By asking companies to digitally tag their reports we ensure that every AI model can access structured facts consistently and with far greater accuracy, which means trustable, decision-grade analysis.
On the other hand, I do hear from companies who find tagging burdensome – and what we can do with an AI that gets it 80% right is make tagging easier. What I would really recommend is that companies embrace AI tools to semi-automate the tagging process so that most of the tagging gets done by AI and staff focus on reviewing, correcting and making expert decisions about the trickiest 20%, giving them a high-quality XBRL report for considerably less effort.
So, what’s the next step? If someone’s reading this and they like the vision of getting real value from ESG data, where should they start?

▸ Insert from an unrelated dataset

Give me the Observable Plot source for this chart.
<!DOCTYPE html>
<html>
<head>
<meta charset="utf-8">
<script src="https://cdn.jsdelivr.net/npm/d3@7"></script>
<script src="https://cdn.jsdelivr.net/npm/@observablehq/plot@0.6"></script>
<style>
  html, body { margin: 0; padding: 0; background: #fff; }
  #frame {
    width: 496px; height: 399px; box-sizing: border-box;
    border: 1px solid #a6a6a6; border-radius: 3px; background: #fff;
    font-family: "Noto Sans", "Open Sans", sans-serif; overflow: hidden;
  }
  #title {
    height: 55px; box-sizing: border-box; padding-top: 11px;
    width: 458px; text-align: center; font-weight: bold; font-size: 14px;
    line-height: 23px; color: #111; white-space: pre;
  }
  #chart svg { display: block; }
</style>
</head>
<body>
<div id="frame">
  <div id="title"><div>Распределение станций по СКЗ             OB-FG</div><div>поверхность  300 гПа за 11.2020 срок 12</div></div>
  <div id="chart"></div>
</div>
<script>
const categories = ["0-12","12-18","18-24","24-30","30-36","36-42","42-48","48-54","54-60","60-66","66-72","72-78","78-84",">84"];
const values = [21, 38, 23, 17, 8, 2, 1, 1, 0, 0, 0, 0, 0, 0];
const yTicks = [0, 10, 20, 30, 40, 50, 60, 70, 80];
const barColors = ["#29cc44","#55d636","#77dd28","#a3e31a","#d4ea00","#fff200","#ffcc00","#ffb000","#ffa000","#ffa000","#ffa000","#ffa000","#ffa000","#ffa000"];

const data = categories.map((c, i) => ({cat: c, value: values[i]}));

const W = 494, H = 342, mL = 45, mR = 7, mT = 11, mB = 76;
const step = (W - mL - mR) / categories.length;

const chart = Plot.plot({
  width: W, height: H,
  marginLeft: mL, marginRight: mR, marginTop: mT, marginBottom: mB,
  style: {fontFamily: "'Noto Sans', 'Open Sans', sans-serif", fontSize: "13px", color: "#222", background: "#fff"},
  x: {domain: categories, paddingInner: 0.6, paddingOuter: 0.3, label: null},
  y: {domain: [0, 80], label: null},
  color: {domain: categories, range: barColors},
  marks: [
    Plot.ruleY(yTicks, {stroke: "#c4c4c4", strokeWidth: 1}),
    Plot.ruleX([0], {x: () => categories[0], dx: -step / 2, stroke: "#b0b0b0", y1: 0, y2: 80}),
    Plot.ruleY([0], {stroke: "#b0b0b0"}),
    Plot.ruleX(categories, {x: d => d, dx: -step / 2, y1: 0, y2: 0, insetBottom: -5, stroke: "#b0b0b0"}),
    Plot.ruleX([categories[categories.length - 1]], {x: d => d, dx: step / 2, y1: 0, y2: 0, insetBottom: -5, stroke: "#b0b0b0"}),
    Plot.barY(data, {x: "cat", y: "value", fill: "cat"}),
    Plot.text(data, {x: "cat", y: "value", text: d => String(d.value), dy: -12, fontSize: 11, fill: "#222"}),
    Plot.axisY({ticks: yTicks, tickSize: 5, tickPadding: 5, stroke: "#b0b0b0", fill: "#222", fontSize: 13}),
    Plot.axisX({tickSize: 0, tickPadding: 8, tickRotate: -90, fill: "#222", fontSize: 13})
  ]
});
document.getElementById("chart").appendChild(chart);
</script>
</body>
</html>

We need to make our voices heard. We need to convince reporting companies and auditors about the value of ESG disclosures. We need to push decision-makers to support central repositories of accessible digital data. If they step back on this, then we are back to square one with ESG reporting – back to PDFs that are scattered all over the place and nobody able to find anything. We’re stuck in a scenario where only large institutional investors can afford to buy ESG datasets compiled by data providers, which themselves have quality and timeliness issues, and no-one else can access real predictive value.

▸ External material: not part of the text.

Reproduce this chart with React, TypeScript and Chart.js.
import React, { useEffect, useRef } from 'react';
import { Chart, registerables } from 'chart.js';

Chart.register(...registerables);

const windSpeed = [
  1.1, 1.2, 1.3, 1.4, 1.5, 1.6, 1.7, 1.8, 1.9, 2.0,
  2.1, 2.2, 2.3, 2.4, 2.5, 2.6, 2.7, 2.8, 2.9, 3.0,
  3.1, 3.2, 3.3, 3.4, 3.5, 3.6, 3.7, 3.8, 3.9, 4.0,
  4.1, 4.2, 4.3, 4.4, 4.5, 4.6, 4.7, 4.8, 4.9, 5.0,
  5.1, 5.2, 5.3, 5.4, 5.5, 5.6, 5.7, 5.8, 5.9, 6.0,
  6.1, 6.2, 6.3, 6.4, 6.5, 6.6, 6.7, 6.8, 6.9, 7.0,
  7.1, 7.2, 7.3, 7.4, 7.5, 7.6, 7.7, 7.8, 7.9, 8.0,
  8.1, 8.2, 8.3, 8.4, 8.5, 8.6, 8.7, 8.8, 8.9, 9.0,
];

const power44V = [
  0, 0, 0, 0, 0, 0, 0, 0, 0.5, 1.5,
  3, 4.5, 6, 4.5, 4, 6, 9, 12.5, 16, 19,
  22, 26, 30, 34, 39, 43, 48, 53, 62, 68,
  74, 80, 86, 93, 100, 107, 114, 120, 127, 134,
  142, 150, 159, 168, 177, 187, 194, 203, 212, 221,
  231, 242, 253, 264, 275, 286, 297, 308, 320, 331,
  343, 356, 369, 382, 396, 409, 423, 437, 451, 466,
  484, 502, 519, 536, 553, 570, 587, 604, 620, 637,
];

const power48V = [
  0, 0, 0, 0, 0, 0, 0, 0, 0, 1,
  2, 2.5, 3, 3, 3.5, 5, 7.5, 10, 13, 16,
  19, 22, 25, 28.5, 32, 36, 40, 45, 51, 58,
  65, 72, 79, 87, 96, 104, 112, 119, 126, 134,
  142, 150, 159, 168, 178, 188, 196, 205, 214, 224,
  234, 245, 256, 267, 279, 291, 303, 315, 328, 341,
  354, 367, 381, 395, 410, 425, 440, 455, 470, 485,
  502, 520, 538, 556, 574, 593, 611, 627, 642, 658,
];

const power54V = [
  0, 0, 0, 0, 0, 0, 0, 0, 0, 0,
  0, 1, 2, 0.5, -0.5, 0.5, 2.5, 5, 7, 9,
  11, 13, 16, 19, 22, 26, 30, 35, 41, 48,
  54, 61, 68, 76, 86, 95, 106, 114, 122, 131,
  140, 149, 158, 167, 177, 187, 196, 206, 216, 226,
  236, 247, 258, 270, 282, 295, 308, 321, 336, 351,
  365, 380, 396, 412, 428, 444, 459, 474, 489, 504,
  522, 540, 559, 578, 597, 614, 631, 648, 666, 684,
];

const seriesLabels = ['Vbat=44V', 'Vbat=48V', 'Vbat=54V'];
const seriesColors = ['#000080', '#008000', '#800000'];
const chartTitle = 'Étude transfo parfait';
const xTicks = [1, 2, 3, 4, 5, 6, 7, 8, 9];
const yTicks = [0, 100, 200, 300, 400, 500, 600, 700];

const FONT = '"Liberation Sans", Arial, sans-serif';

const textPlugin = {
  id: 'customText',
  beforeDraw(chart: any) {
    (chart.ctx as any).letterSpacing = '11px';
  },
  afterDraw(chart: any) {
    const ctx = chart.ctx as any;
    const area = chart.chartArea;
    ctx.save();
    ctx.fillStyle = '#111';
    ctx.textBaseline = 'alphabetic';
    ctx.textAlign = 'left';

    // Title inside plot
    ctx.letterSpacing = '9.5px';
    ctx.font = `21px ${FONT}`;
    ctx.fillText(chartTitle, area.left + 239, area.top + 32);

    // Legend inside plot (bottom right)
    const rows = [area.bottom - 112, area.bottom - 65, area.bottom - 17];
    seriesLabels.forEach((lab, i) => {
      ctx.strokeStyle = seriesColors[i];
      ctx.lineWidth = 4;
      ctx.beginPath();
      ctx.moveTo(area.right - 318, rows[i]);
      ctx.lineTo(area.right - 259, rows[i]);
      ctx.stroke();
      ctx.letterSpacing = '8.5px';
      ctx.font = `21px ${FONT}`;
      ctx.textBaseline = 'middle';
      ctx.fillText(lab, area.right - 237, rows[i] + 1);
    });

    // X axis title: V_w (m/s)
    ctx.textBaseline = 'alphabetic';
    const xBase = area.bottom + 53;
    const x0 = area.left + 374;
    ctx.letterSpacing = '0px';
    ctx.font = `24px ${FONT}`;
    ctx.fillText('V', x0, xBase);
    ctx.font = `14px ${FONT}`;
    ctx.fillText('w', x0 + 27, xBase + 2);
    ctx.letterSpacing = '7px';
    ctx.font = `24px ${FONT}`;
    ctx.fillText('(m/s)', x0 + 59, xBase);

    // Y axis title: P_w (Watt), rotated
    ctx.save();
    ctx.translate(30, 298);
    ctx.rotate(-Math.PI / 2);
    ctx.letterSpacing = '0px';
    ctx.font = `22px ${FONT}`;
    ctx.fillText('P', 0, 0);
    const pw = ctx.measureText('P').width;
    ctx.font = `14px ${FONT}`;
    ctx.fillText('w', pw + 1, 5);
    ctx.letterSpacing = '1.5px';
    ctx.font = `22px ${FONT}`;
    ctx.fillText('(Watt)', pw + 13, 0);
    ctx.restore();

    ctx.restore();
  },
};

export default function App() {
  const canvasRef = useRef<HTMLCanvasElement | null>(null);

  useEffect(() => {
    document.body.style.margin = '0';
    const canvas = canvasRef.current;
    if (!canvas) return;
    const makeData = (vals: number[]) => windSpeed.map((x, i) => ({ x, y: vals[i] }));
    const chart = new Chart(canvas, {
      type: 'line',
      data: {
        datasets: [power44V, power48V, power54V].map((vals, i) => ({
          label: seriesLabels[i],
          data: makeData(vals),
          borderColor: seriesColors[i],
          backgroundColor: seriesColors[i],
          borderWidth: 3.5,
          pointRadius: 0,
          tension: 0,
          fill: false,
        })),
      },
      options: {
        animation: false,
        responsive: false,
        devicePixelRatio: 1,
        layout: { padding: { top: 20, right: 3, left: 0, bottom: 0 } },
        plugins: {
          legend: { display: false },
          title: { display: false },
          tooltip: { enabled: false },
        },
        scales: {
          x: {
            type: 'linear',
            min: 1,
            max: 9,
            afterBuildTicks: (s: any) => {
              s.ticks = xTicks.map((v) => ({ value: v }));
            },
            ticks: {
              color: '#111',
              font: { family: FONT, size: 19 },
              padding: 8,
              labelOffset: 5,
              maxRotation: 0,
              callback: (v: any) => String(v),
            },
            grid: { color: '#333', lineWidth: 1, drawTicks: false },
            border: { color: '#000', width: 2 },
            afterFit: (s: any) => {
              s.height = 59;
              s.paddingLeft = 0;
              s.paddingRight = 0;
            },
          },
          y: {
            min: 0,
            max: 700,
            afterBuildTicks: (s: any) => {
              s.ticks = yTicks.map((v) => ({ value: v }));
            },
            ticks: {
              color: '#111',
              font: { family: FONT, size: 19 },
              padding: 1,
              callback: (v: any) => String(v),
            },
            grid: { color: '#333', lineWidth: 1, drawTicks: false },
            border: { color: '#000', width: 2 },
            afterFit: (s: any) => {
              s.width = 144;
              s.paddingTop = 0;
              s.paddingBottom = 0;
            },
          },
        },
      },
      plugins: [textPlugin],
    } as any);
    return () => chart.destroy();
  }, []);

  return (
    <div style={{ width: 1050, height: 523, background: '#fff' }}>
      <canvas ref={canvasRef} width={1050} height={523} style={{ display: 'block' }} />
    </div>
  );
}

The next steps depend on who you are. They might be about advocating for digital mandates, investing in reporting processes, or experimenting with analysis. But the core message is that we need to think differently about ESG reports. ESG is not a marketing exercise. It is valuable information that can tell capital providers about a company’s future. In a world that’s increasingly shaped by ESG-related risks and opportunities, that information will play a vital role in directing lending and investment towards the right companies.